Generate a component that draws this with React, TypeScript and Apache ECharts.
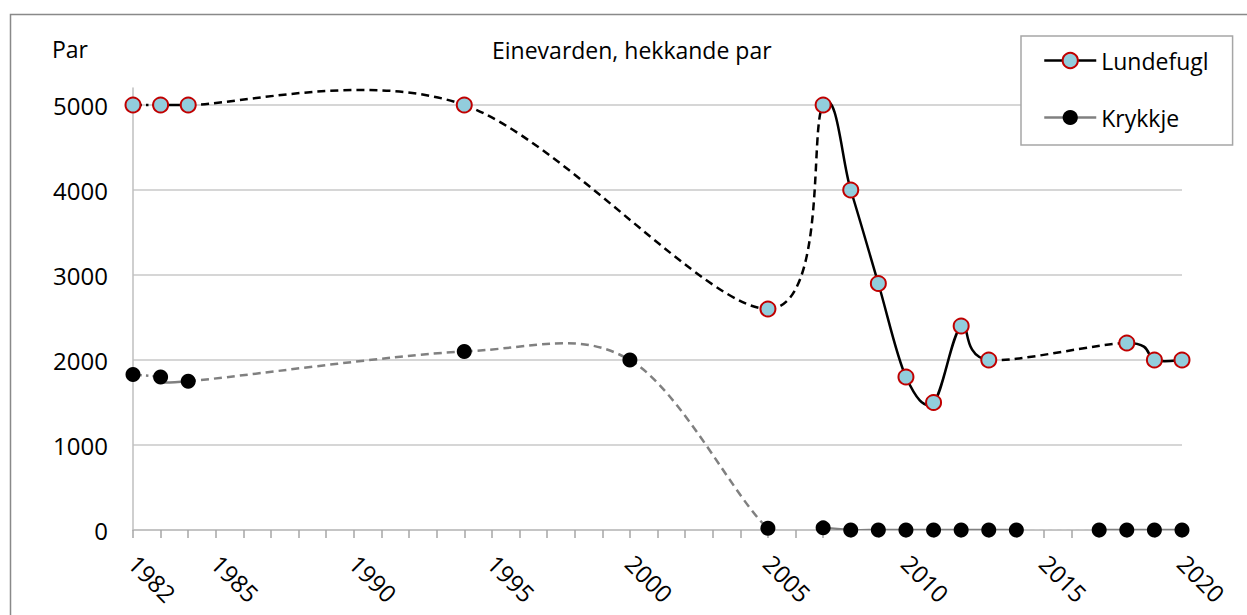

---

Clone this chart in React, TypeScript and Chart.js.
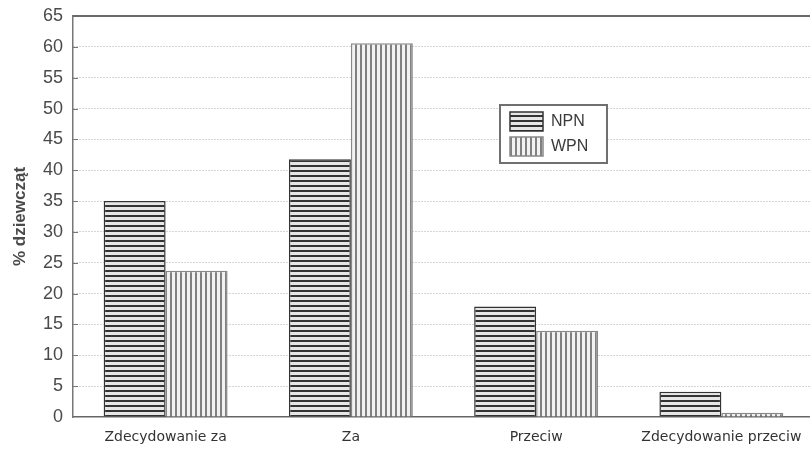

...

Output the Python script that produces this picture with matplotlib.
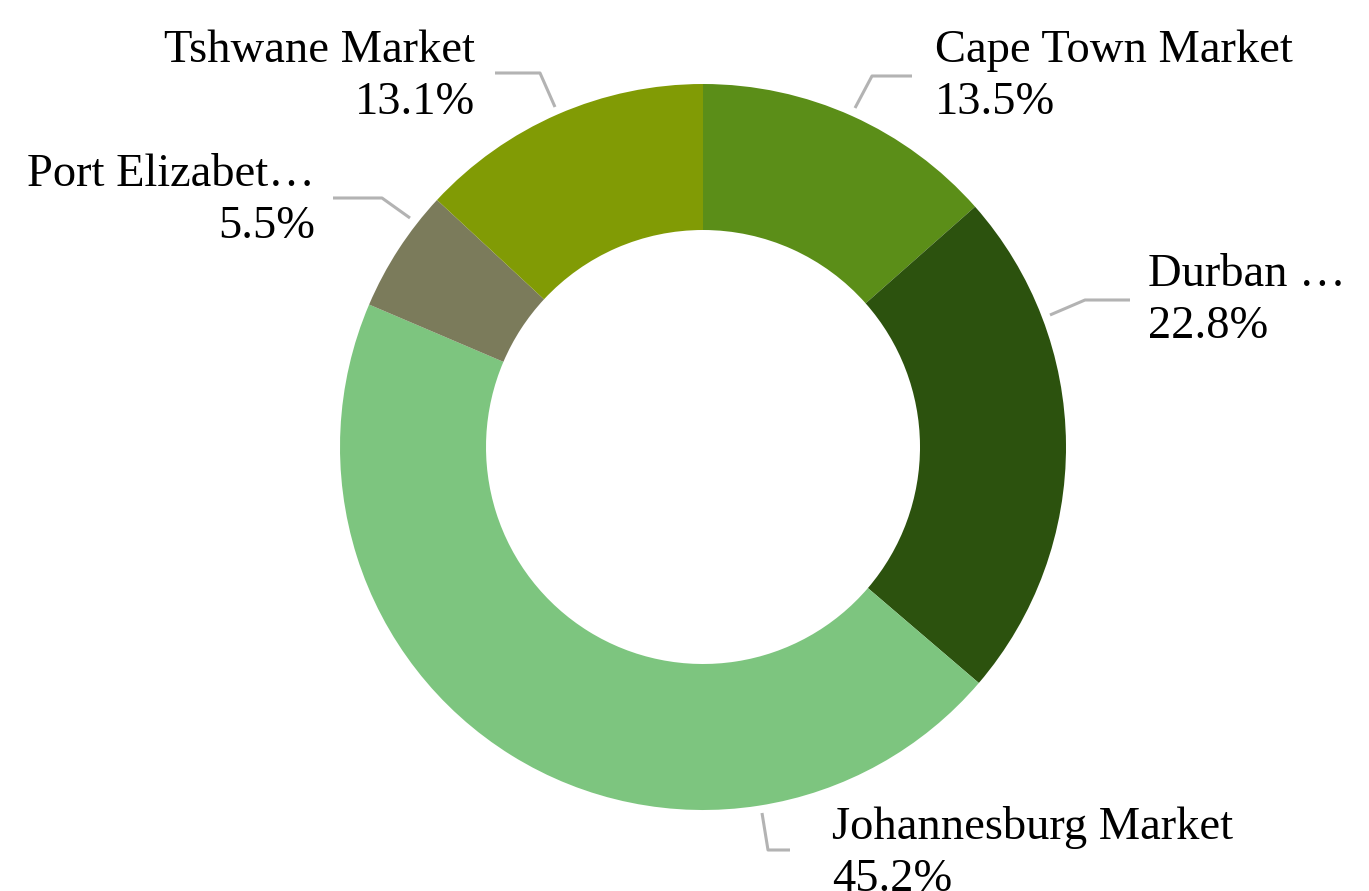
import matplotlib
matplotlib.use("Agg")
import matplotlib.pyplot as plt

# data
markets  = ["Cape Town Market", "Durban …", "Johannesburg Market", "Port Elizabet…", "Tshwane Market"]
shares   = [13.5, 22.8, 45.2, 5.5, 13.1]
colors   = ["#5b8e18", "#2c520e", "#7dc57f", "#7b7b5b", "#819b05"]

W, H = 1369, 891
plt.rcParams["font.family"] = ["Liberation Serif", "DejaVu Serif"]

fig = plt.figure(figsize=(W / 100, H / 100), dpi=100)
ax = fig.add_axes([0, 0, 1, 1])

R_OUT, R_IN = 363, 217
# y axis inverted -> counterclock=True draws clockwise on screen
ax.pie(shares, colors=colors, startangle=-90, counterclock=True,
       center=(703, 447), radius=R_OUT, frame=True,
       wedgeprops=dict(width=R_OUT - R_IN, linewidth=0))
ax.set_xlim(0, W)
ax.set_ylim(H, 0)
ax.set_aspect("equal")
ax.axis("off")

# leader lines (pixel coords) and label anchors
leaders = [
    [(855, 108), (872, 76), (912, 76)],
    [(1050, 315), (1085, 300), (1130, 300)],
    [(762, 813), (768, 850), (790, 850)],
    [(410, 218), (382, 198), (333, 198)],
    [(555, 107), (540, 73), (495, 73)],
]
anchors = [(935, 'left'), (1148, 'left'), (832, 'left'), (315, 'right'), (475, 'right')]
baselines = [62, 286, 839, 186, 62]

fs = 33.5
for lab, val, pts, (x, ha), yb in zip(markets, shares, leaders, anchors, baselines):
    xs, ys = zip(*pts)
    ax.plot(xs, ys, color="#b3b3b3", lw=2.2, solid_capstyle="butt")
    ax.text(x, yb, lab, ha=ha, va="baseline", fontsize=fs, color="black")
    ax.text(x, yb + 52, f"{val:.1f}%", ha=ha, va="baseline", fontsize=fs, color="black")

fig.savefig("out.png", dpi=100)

WHAT TO PRODUCE: List each line holding the string "with".

RESULT FOR THIS EXERCISE:
Generate a component that draws this with React, TypeScript and Apache ECharts.
Output the Python script that produces this picture with matplotlib.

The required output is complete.